NetRegs, the Agency’s environmental legislation advice service to small businesses, now contains advice for 18 sectors, from electronics to textiles, food production to sewage disposal. The new agriculture section includes advice on all potentially harmful activities, such as the storage of brewers grains and molasses, emissions to water from kennels and catteries, and soil erosion from arable land.

“We are very concerned about the burden of environmental legislation on agricultural and horticultural businesses,” said National Farmers Union President Ben Gill. Farmers and growers – as with other businesses – do not have the time to sift through environmental legislation, said Gill, welcoming the NetRegs service as a solution.

There is good news, as far as agriculture and the environment goes, however. The Scottish Agricultural Pollution Group has published its latest pollution review, which reveals that 2001 saw the lowest annual number of agricultural pollution incidents recorded in Scotland. The review emphasises that last year’s foot-and-mouth disease outbreak had a marked effect on inspection and monitoring in rural areas, and it could be that a number of pollution events went unrecorded.

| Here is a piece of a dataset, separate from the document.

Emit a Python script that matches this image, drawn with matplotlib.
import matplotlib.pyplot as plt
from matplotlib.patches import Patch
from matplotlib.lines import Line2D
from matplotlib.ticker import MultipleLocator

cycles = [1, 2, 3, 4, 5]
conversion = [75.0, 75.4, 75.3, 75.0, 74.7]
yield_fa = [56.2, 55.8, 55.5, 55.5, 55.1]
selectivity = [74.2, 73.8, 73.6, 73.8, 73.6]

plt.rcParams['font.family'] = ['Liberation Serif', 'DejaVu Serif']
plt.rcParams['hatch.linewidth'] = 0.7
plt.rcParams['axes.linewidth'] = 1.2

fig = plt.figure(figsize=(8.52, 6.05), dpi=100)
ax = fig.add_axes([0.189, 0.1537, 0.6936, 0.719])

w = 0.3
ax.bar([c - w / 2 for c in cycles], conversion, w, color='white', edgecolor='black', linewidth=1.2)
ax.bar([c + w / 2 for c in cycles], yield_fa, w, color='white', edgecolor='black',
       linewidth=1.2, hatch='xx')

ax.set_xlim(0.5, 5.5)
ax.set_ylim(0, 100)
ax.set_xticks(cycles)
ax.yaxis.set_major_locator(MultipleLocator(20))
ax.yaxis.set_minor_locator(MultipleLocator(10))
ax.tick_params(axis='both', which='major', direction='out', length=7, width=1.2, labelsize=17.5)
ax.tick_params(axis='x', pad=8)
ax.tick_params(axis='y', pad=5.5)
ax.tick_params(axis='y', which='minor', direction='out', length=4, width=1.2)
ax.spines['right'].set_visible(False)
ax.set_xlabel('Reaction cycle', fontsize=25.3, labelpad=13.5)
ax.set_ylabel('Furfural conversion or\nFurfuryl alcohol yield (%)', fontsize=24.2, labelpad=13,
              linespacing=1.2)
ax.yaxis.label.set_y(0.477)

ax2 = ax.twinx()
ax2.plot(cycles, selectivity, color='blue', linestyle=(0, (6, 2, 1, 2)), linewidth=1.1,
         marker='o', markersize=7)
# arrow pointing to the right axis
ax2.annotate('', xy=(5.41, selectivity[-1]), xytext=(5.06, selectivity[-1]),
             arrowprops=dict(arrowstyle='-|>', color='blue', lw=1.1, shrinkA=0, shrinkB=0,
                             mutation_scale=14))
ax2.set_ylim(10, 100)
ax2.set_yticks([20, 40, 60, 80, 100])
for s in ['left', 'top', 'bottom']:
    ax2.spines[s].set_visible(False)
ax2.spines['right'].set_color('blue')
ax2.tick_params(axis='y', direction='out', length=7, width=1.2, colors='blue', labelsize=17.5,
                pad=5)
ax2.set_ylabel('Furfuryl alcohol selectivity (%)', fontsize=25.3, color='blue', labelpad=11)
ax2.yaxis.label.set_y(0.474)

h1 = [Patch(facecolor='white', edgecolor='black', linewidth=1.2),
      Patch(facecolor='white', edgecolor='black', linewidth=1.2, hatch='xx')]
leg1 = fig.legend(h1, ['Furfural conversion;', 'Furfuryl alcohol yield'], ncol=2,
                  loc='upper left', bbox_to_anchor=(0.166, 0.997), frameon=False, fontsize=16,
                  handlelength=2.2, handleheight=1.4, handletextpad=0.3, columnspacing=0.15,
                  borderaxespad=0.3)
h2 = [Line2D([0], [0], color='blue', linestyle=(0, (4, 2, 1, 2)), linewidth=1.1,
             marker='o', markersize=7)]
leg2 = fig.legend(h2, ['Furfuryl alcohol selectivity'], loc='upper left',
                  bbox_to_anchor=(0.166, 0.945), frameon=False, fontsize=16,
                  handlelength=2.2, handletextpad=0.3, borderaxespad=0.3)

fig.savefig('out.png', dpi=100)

For agriculture in England and Wales, the Environment Agency has also published a new booklet, Waterwise on the Farm, explaining how the agriculture industry could save money by using water more efficiently. Agriculture constitutes a high percentage of water taken from some river catchments, particularly during periods of low rainfall.

The booklet provides advice on carrying out a water-use inventory, and ways to reduce water use. The book gives examples of efficient water management, one being that of a Kent nursery that has put together a recycling system that collects rainwater from roofs and runoff from container standing beds, cutting its water use by 58% and saving £30,000 per year, paying itself back in four to five years. The water is transferred by pipe to a holding lagoon, pumped into a reservoir and the used for irrigation.

“Farmers and other agri-businesses have an important role to play as custodians of the countryside,” said Environment Agency Chairman Sir John Harman.